Вечером приезжала Оля Щепалина, пообщались с ней в тамбуре у лифта. А через час – Анечка с Мишей! Привезли святой водички. Пообщались, пошутили… Такие микро-вливания жизненной энергии. Радуюсь – и, одновременно, горюю, что девочке моей нельзя выйти из бокса.
Вернулась в палату, принесла ей мешок гостинцев от ребят, она обрадовалась, конечно, особенно смешному плоскому крокодилу, но потом посмотрела на меня грустно и сказала:
– Не уходи так надолго. Мне плохо, когда ты уходишь.
– Прости, моя хорошая. Но мне показалось, что я уходила всего на чуть-чуть.
– Тебя не было тысячу лет!
Жизнь в аквариуме: на виду у всех. Мы с Ксюшей уже привыкли к тому, что все заглядывают в наши стеклянные двери. Дети – с любопытством, медперсонал – с недоумением, а мамы – с неприязнью.
Да, здесь есть ещё несколько мам.
В боксах, где с детьми мамы, целыми днями работают телевизоры (сюда, оказывается, можно притащить телевизор, но нам-то он зачем? Мы его и дома не смотрим). А ещё мамы любят курить в девчачьем туалете.
Но картинки на стенах – только у нас. Цветы на столе – только у нас. Воздушные шарики – только у нас. Такие простые и доступные вещи, но почему-то никто не додумался – и… злятся.
Нет, мы не хотим вызывать чью-то злость и зависть. Мы просто хотим жить нашей жизнью. Хотим жить – а не маяться.
И живём! И радуемся!
Магнитофон. Музыка. Шарики – чтобы двигаться. Танцуем, играем в волейбол. Пускаем бумажных голубей… Потолок высокий – голубки летают здорово!

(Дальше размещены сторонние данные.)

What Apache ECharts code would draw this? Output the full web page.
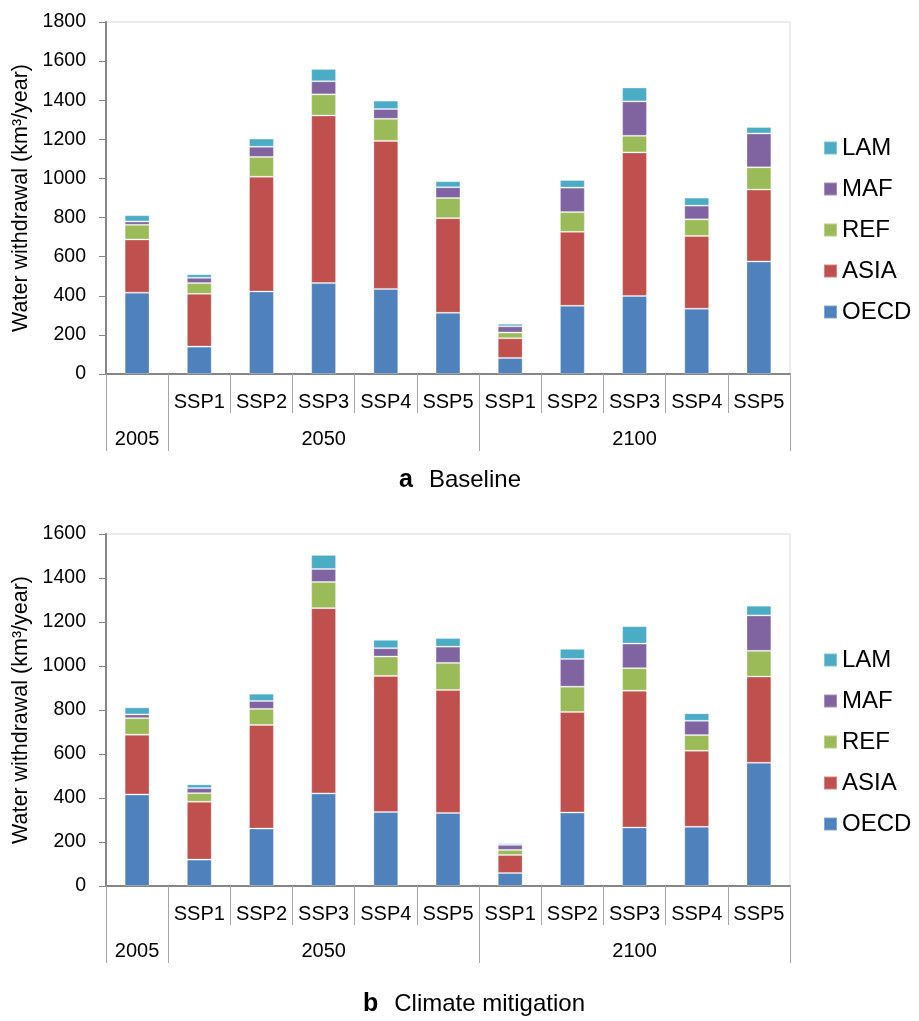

Ещё играем в перетяжку каната. В “Замри”, в “пятнашки”… Роюсь в памяти, вспоминаю детские игры…
Пускаем мыльные пузыри… Тоже очень здорово летают!
А ещё папа принёс много-много наклеек. Таких весёлых! Ксюня в восторге.
А потом папа принёс большой надувной мяч, и Ксюня стала на нём качаться. Как дома. Даже в футбол с ней играли! Мяч очень скрасил наше больничное существование. Большой, ярко-оранжевый, как солнышко в палате.
Правда, он здорово продырявился. Но мы его латаем пластырем – и опять играем и радуемся…
Две коробки кнопок извели. Вот как мы здесь всё обкнопили! Страшных стен уже не видно.
А Винни-Пух и в самом деле заболел. Я дозвонилась ему по неработающему (в коридоре) автомату, который вдруг заработал! Винни-Пуху тоже грозит больница, и он очень грустит.
Рассказала ему про наше житьё-бытьё. Он спросил: “Вы записываете что-нибудь?”
Я даже обиделась на него. Мои дети так тяжело больны, до литературного ли мне творчества? Даже странно, что он мог так подумать, будто я могу здесь что-то писать.